The Sunterra Board of Directors has unanimously approved the acquisition and recommends that shareholders accept the Offer. Consummation of the Offer is subject to customary conditions and is not subject to financing. Diamond Resorts’ acquisition of Sunterra is expected to be completed during the second quarter of 2007. Following the acquisition of at least 90% of Sunterra’s outstanding shares in the Offer, the Diamond Resorts affiliate will merge with and into Sunterra, with any shares not tendered in the Offer being converted into the right to receive $16.00 per share in cash. Sunterra will remain headquartered in Las Vegas, Nevada.

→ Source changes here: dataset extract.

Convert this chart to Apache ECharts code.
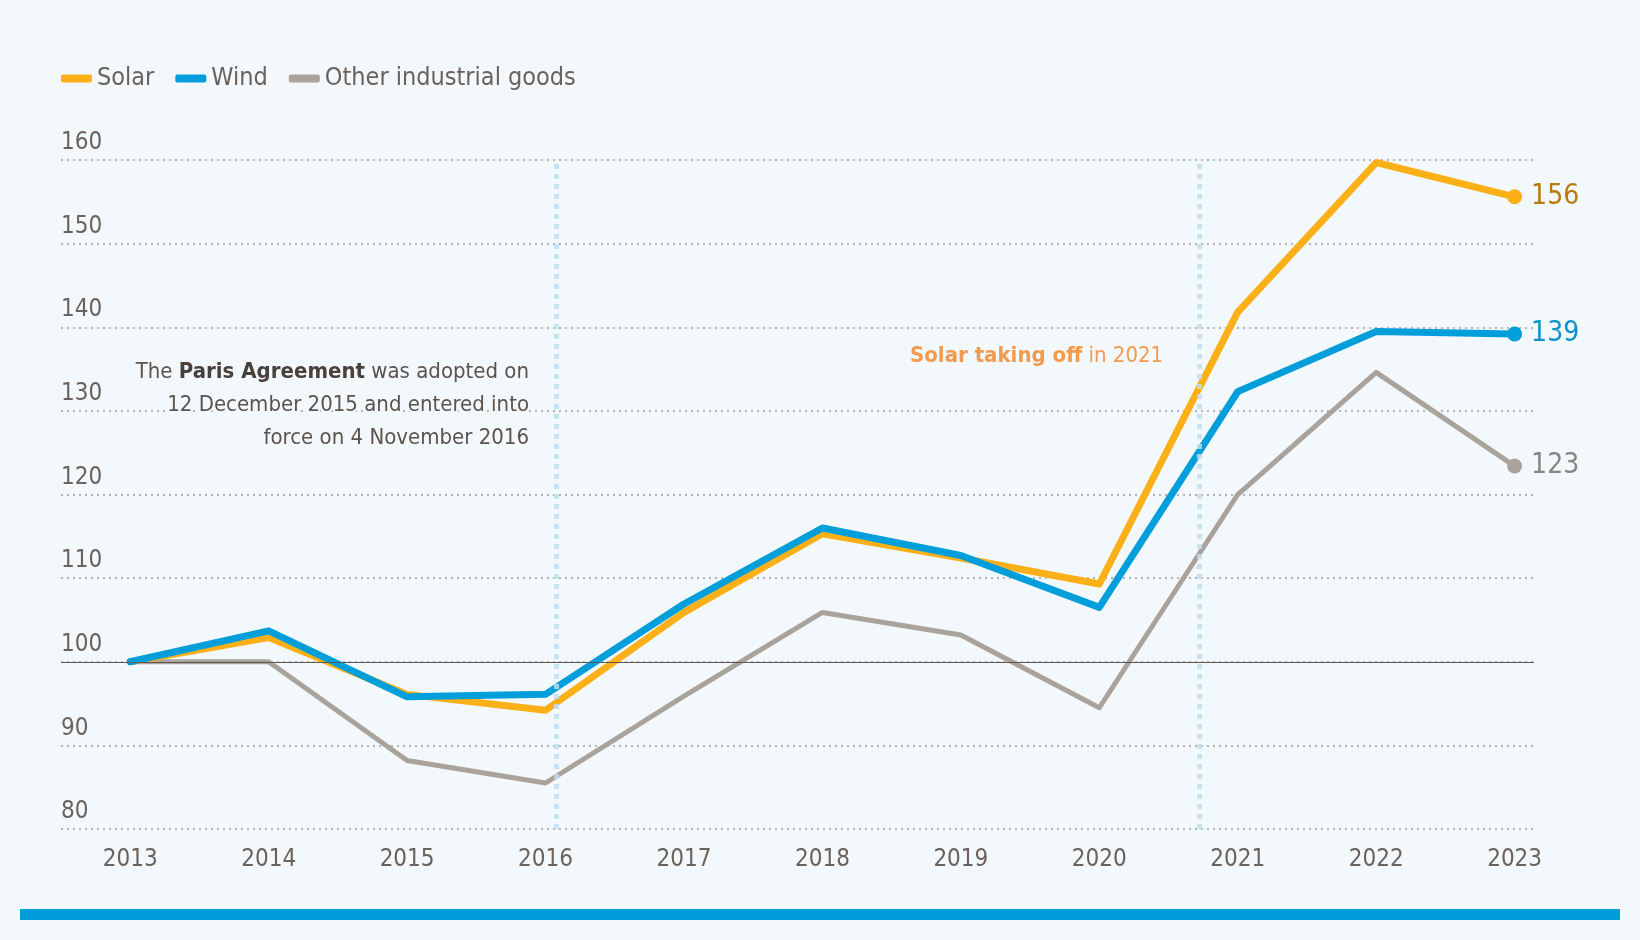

UBS Securities LLC, Credit Suisse, Trivergance LLC, Piercy Bowler Taylor and Kern, Certified Public Accountants, and Textron Financial Corporation are acting as financial advisors to Diamond Resorts and Christensen, Glaser, Fink, Jacobs, Weil & Shapiro, LLP, Ballard Spahr Andrews & Ingersoll, LLP and Katten Muchin Rosenman LLP are acting as legal counsel to Diamond Resorts.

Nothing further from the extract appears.